Extract word for word the lines of the listing from its start to the line holding "list(range(60, 181, 3))", both ends kept; pictures are not part of the copy.
[Start RECORDED INFORMATION]
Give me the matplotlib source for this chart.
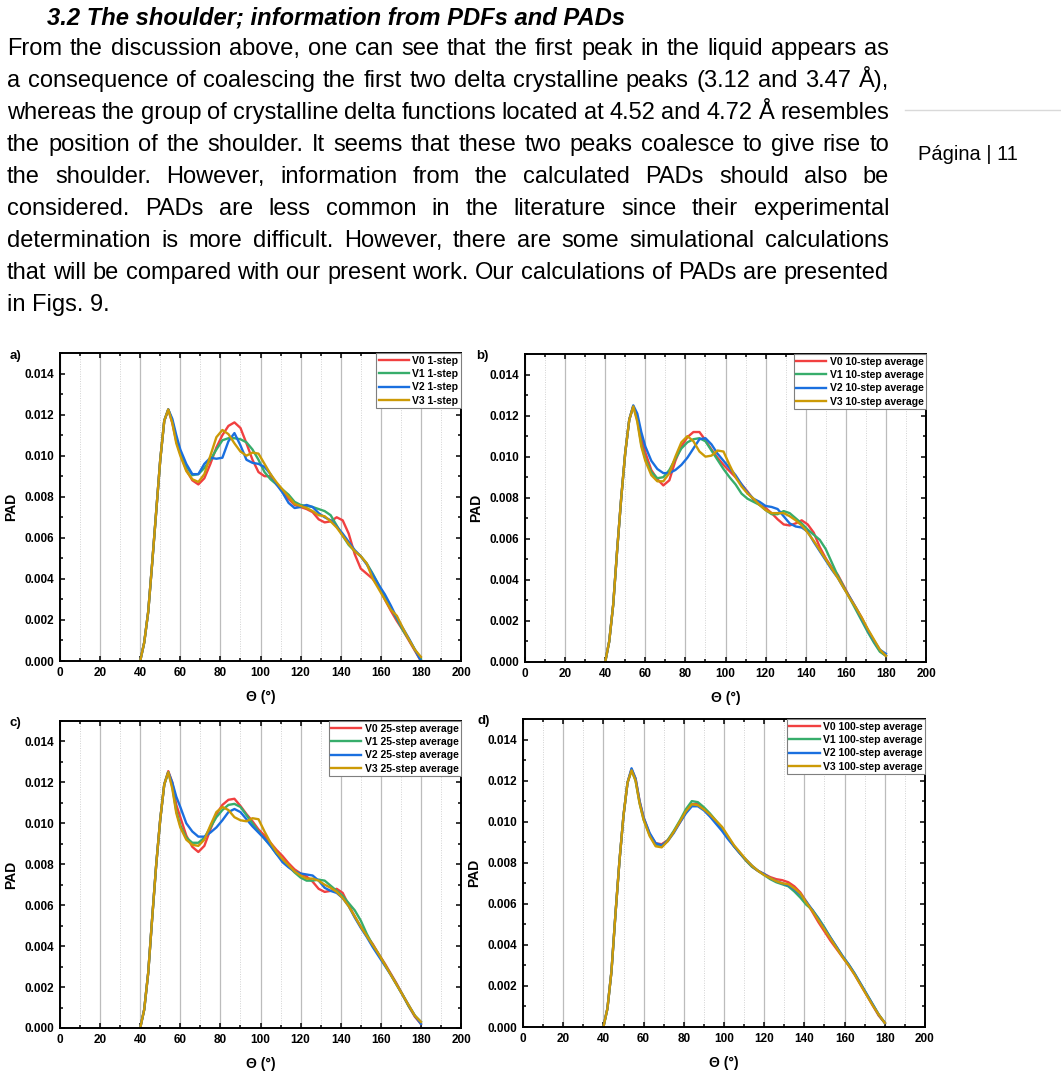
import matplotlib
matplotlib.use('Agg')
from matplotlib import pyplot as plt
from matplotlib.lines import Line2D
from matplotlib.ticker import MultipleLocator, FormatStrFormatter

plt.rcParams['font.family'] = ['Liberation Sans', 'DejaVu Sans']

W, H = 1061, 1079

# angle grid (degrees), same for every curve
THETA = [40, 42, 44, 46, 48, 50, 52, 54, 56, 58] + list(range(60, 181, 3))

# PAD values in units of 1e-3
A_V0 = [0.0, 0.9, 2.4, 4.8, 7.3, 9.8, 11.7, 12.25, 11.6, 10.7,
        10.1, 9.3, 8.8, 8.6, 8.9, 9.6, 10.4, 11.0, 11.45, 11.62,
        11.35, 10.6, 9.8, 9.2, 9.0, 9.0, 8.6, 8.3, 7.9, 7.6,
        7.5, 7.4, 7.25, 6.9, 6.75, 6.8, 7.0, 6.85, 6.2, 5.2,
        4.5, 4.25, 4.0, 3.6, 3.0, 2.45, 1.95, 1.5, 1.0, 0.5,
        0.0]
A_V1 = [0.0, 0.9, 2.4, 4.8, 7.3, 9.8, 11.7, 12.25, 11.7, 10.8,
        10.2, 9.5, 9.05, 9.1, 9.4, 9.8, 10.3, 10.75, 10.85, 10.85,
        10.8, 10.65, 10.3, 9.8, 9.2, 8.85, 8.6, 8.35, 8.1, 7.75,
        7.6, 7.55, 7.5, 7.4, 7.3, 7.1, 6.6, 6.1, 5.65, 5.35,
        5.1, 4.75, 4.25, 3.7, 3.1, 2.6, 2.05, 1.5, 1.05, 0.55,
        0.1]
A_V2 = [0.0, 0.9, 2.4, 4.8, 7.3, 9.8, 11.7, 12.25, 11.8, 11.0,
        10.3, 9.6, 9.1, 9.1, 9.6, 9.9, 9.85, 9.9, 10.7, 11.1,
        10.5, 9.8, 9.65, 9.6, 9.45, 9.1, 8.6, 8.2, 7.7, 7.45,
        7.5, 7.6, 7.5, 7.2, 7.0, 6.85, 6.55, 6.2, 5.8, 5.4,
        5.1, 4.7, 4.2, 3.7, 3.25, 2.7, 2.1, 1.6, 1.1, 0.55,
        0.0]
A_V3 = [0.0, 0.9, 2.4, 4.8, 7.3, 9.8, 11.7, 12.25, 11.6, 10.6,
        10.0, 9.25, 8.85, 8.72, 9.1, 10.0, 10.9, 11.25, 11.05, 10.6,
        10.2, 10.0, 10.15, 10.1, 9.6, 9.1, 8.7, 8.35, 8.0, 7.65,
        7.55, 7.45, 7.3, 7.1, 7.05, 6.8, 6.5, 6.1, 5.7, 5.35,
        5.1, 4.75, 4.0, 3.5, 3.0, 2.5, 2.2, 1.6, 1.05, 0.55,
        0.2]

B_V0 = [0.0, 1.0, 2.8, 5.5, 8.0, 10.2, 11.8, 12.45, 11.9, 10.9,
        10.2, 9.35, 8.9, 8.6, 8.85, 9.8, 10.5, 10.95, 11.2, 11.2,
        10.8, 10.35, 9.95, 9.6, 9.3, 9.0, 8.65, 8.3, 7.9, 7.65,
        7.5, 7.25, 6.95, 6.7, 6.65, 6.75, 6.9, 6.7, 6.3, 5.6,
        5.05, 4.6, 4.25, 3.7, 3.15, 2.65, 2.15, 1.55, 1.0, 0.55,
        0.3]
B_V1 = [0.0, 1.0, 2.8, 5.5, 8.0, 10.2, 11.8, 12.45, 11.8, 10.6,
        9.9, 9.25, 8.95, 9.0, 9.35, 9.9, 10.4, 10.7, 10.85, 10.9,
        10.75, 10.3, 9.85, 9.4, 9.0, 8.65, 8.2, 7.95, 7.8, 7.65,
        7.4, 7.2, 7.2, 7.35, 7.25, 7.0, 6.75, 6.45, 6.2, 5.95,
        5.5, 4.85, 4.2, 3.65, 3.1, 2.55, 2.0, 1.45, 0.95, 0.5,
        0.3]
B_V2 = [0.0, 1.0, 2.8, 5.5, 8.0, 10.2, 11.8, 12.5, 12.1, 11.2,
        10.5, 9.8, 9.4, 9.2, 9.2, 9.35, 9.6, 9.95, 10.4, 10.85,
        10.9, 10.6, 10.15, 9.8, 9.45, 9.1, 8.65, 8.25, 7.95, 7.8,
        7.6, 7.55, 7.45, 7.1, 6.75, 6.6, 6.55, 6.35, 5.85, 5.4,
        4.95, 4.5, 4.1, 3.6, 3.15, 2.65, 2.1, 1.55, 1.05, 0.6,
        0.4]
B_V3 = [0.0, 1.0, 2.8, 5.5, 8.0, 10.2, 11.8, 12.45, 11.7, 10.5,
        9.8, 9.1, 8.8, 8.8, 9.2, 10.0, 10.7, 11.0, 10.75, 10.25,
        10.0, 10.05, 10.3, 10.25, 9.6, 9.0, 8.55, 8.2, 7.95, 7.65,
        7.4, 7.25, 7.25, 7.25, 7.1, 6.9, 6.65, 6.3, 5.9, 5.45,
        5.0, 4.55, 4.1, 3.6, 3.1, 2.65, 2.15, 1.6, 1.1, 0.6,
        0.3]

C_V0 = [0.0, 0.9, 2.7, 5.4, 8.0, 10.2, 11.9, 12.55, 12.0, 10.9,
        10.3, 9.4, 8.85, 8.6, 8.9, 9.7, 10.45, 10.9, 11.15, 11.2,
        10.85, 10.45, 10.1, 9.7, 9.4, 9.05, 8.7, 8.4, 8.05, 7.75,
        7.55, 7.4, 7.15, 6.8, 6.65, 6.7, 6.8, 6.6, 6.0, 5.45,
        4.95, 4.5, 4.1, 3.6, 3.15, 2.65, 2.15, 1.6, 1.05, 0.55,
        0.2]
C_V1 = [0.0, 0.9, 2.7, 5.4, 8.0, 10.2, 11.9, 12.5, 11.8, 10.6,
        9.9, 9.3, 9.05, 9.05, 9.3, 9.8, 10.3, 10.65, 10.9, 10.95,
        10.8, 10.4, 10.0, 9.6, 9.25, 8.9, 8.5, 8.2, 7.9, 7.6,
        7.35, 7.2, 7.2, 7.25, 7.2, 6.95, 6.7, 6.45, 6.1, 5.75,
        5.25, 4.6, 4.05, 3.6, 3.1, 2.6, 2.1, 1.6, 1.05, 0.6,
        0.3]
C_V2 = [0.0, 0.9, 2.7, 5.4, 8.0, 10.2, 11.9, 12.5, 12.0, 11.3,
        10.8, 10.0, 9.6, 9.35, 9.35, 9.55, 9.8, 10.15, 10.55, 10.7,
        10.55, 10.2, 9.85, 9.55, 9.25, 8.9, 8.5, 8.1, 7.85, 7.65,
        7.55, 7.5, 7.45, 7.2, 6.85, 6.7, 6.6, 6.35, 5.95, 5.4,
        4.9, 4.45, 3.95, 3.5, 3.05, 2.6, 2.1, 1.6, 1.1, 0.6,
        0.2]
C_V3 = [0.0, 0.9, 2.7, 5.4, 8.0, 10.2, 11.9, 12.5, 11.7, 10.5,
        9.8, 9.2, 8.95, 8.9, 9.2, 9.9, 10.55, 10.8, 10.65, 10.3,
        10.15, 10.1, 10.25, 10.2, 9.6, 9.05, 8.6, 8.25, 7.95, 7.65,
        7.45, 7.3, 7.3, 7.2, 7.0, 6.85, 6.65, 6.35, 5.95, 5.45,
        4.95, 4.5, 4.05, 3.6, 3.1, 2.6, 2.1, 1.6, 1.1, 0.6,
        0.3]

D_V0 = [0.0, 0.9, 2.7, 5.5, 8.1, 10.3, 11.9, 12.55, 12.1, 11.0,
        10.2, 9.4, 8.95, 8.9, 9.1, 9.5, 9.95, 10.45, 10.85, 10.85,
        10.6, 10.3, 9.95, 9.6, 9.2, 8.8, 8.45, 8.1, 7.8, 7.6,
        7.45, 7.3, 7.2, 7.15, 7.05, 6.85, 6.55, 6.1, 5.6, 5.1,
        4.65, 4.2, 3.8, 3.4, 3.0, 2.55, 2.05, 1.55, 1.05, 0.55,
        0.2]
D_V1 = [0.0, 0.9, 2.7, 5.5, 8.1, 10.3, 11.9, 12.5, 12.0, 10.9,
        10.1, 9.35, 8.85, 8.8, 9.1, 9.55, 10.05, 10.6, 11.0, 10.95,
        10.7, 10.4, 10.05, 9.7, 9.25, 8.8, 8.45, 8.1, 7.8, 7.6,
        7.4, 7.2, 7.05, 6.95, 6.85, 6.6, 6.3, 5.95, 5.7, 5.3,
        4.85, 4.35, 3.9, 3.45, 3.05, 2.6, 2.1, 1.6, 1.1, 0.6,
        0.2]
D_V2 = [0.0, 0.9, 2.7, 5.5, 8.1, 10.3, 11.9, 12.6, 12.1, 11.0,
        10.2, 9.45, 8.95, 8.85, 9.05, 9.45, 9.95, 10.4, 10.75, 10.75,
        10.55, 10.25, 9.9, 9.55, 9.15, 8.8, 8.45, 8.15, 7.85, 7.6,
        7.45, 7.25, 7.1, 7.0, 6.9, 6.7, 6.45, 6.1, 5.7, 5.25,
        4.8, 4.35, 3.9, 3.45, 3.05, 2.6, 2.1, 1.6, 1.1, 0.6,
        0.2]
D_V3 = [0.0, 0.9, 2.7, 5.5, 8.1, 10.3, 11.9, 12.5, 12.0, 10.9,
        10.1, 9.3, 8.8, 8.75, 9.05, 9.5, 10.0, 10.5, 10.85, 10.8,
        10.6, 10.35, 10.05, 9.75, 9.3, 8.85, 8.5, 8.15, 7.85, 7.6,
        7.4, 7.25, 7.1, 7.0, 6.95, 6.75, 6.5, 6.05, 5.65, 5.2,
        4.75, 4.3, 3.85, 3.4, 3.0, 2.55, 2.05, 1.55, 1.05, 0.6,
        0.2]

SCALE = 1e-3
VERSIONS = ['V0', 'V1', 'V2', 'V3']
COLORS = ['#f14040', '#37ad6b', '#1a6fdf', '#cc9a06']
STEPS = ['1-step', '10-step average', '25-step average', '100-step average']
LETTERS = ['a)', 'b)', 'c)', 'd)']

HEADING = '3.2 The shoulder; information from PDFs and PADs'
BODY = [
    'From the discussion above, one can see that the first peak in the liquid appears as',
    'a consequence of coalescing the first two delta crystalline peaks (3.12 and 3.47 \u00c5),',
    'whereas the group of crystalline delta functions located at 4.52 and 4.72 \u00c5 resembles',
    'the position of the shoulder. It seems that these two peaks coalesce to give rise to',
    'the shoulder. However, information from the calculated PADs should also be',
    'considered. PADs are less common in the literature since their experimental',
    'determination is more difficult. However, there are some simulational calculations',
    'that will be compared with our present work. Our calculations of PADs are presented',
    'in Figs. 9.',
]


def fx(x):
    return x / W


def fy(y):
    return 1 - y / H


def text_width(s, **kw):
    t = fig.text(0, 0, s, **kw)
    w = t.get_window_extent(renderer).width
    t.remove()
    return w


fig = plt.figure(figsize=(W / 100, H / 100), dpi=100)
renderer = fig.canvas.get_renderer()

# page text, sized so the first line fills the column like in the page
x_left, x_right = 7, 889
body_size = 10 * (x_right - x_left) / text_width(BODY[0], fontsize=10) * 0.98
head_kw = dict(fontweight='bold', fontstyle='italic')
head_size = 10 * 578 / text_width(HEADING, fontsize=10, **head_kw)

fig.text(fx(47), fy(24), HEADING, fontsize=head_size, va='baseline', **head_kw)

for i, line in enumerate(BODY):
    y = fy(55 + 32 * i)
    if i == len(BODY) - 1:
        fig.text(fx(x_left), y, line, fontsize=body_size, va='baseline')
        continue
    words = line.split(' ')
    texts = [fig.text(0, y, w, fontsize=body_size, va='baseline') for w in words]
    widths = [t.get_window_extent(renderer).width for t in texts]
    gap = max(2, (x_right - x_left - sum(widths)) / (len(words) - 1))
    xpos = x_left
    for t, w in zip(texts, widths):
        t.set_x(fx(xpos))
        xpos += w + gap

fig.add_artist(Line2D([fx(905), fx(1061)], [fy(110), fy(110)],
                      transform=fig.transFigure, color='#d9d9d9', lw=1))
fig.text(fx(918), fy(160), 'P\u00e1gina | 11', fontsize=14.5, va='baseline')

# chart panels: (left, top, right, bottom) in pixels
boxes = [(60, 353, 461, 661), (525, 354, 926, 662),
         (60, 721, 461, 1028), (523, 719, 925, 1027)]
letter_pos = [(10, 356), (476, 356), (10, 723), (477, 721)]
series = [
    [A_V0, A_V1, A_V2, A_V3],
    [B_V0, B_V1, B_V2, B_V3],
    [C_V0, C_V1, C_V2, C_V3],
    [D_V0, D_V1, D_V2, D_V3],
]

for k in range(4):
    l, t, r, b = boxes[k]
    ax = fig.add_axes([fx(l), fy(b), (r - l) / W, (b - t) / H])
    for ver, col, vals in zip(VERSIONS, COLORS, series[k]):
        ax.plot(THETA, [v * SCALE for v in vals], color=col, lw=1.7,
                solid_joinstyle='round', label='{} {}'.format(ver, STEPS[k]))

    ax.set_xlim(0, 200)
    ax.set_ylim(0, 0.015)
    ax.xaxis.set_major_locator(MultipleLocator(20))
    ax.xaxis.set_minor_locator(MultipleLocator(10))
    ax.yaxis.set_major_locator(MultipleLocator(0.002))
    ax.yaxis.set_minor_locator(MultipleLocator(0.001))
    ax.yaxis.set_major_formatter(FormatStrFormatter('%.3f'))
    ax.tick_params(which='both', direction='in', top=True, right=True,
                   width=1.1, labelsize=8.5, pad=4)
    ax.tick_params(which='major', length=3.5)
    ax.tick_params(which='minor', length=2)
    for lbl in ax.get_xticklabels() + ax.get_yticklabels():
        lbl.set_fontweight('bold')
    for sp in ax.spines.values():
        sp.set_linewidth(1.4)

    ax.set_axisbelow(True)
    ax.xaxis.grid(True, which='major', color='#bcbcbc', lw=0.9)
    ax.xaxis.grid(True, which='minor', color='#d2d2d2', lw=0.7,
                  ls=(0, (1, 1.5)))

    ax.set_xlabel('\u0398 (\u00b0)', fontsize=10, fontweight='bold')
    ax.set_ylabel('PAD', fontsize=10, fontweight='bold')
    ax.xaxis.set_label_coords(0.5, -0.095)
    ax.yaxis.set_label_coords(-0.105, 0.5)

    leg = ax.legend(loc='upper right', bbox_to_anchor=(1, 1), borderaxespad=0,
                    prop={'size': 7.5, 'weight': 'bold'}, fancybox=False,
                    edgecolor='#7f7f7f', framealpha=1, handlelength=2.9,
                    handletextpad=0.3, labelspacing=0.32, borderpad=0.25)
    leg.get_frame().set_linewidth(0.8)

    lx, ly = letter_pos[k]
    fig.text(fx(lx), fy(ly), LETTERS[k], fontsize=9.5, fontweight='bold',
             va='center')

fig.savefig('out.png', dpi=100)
[End RECORDED INFORMATION]
**RESPONSE TO THIS EXERCISE:**
Give me the matplotlib source for this chart.
import matplotlib
matplotlib.use('Agg')
from matplotlib import pyplot as plt
from matplotlib.lines import Line2D
from matplotlib.ticker import MultipleLocator, FormatStrFormatter

plt.rcParams['font.family'] = ['Liberation Sans', 'DejaVu Sans']

W, H = 1061, 1079

# angle grid (degrees), same for every curve
THETA = [40, 42, 44, 46, 48, 50, 52, 54, 56, 58] + list(range(60, 181, 3))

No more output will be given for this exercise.